Photo via Wikimedia Commons
Parasites are generally portrayed as ruthless organisms that give and refuse to take, living off their host organism in a non-symbiotic relationship. However, parasites actually play a very significant, and even beneficial, role in the world.
Scientists estimate that around 50 percent of all organisms are parasitic. “There's a huge universe of parasites,” parasite expert Andres Gomez of ICF International in Washington, DC, told the BBC. “They are abundant, ubiquitous, diverse, and important.”
If we managed to get rid of all the parasites, the world would look very different and the difference would be noticeable almost immediately.
“Within hours, millions of poor people would be cured of serious chronic illness like malaria, schistosomiasis, and ascariasis,” Kevin Lafferty of the US Geological Survey in Santa Barbara, California also told the BBC. “People would be able to work harder and enjoy their lives more. Their livestock and crops would be healthier too.”

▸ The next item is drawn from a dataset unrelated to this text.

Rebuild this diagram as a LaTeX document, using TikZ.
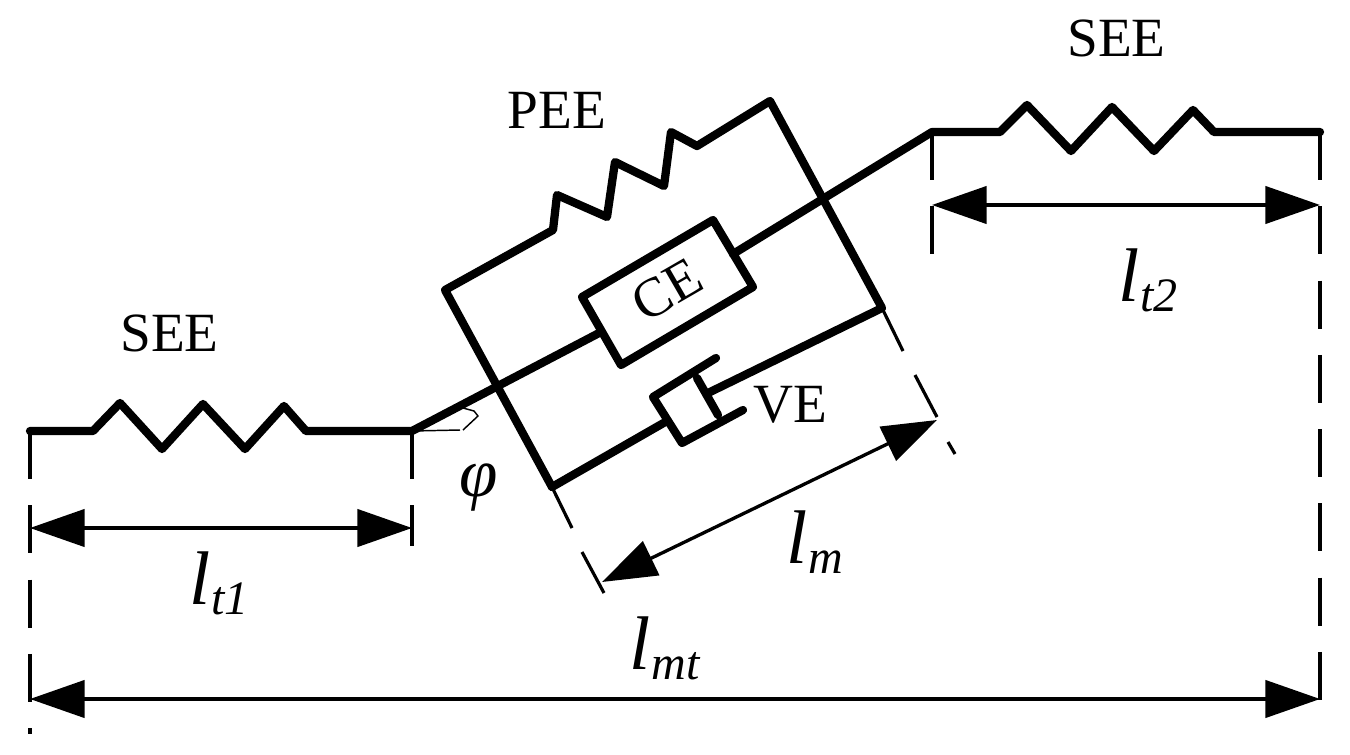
\documentclass[tikz,border=0pt]{standalone}
\usepackage{fontspec}
\setmainfont{Liberation Serif}
\usetikzlibrary{arrows.meta}
\newcommand{\symb}[2]{{\fontsize{57}{60}\selectfont\itshape #1\kern0.8pt\raisebox{-7.5pt}{\fontsize{36}{38}\selectfont #2}}}
\tikzset{
  heavy/.style={line width=6.2pt,line join=round,line cap=round},
  ext/.style={line width=2.4pt,dash pattern=on 36pt off 19.7pt},
  extplain/.style={line width=2.4pt},
  dimen/.style={line width=2.5pt,{Triangle[length=41pt,width=28pt]}-{Triangle[length=41pt,width=28pt]},shorten <=0pt,shorten >=0pt},
  tag/.style={inner sep=0pt,font=\fontsize{41.5}{44}\selectfont}
}
\begin{document}
\begin{tikzpicture}[x=0.75pt,y=-0.75pt]
\useasboundingbox (0,0) rectangle (1350,754);
% named points
\coordinate (la) at (30,431);
\coordinate (lb) at (412,431);
\coordinate (ra) at (932,132);
\coordinate (rb) at (1320,132);
\coordinate (fTL) at (445,290);
\coordinate (fBL) at (552,487);
\coordinate (fTR) at (770,101);
\coordinate (fBR) at (882,308);
\coordinate (ceL) at (601,332);
\coordinate (ceR) at (733,254);
\coordinate (dpL) at (667,421);
\coordinate (dpR) at (708,393);
% left and right springs with the inclined line
\draw[heavy] (la) -- (93,431) -- (120,403) -- (162,449) -- (203,404) -- (245,449) -- (284,406) -- (306,431) -- (lb) -- (ceL);
\draw[heavy] (ceR) -- (ra) -- (1000,132) -- (1027,105) -- (1071,151) -- (1112,107) -- (1154,151) -- (1193,110) -- (1214,132) -- (rb);
% muscle frame
\draw[heavy] (fBL) -- (fTL) -- (553,230) -- (557,195) -- (607,217) -- (615,162) -- (664,186) -- (671,132) -- (697,146) -- (fTR) -- (fBR) -- (dpR);
\draw[heavy] (fBL) -- (dpL);
% contractile element
\draw[heavy] (582,297) -- (713,220) -- (753,287) -- (621,365) -- cycle;
% dashpot
\draw[heavy] (716,358) -- (653,397) -- (682,443) -- (743,410);
\draw[heavy] (697,378) -- (718,415);
% extension lines
\draw[ext] (la) -- (30,734);
\draw[ext] (lb) -- (412,546);
\draw[ext] (ra) -- (932,256);
\draw[ext] (rb) -- (1320,702);
\draw[extplain] (fBL) -- (572,528);
\draw[extplain] (582,552) -- (604,593);
\draw[extplain] (fBR) -- (903,351);
\draw[extplain] (915,375) -- (937,417);
\draw[extplain] (948,442) -- (955,454);
% angle mark
\draw[line width=1.1pt,line join=round] (lb) -- (460,430);
\draw[line width=1.1pt,line join=round] (463,430) -- (478,416) -- (474,411) -- (463,408);
% dimensions
\coordinate (d1a) at (30,528); \coordinate (d1b) at (412,528);
\coordinate (d2a) at (932,205); \coordinate (d2b) at (1320,205);
\coordinate (d3a) at (30,699); \coordinate (d3b) at (1320,699);
\coordinate (d4a) at (602,582); \coordinate (d4b) at (937,420);
\draw[dimen] (d1a) -- (d1b);
\draw[dimen] (d2a) -- (d2b);
\draw[dimen] (d3a) -- (d3b);
\draw[dimen] (d4a) -- (d4b);
% labels
\node[tag] (see1) at (169.5,333) {SEE};
\node[tag] (see2) at (1116.5,38) {SEE};
\node[tag] (pee) at (557,110) {PEE};
\node[tag,rotate=30] (ce) at (667,290) {CE};
\node[tag] (ve) at (790,405) {VE};
\node[inner sep=0pt,font=\fontsize{52}{54}\selectfont\itshape] (phi) at (479,488) {φ};
\node[inner sep=0pt,anchor=base west] (lt1) at (189,604) {\symb{l}{t1}};
\node[inner sep=0pt,anchor=base west] (lt2) at (1118,301) {\symb{l}{t2}};
\node[inner sep=0pt,anchor=base west] (lm) at (786,563) {\symb{l}{m}};
\node[inner sep=0pt,anchor=base west] (lmt) at (629,669) {\symb{l}{mt}};
\end{tikzpicture}
\end{document}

But, according to the “hygiene hypothesis,” our immune systems have evolved to cope with a certain amount of infections. So if we aren't exposed to parasites and other diseases when we’re young, our immune systems don’t develop properly and can start attacking our own bodies. This is a potential explanation as to why so many people today, especially the ones living in clean environments, suffer from allergies and autoimmune diseases. Or why parents think exposing their kids to chicken pox is a good idea. If we lived in a vacuum where we weren’t exposed to any parasites, we could potentially suffer from more (and more serious) autoimmune diseases.
The circle of life would also be disrupted with the absence of parasites, because they regulate the number of plant-eating insects and other pests. Within months, the number of pests would escalate rapidly and seriously damage food crops, according to Lafferty. As a result, we’d be forced to use more pesticides, which in turn would affect wildlife.
The BBC also warns that parasite-free oceans could turn into bodies of water that more closely resemble scummy roadside ponds. Even sex could be negatively impaced in the absence of parasites.
Ultimately, these largely unwelcome microscopic guests actually benefit us more than they hurt us. In research published in 2014, Luis Zaman of the University of Washington in Seattle used a computer model to simulate the evolution of organisms. He found that parasites force their hosts to become more complex. When he suddenly removed the parasites, the host animals became much less complex, and much more alike.
In real life, Zaman hypothesizes that removing parasites wouldn’t just make other organisms simpler and less diverse. “My bet would be that we would see even more drastic rates of extinctions,” Zaman told the BBC. “Research has shown many times that parasites are important drivers and maintainers of diversity.”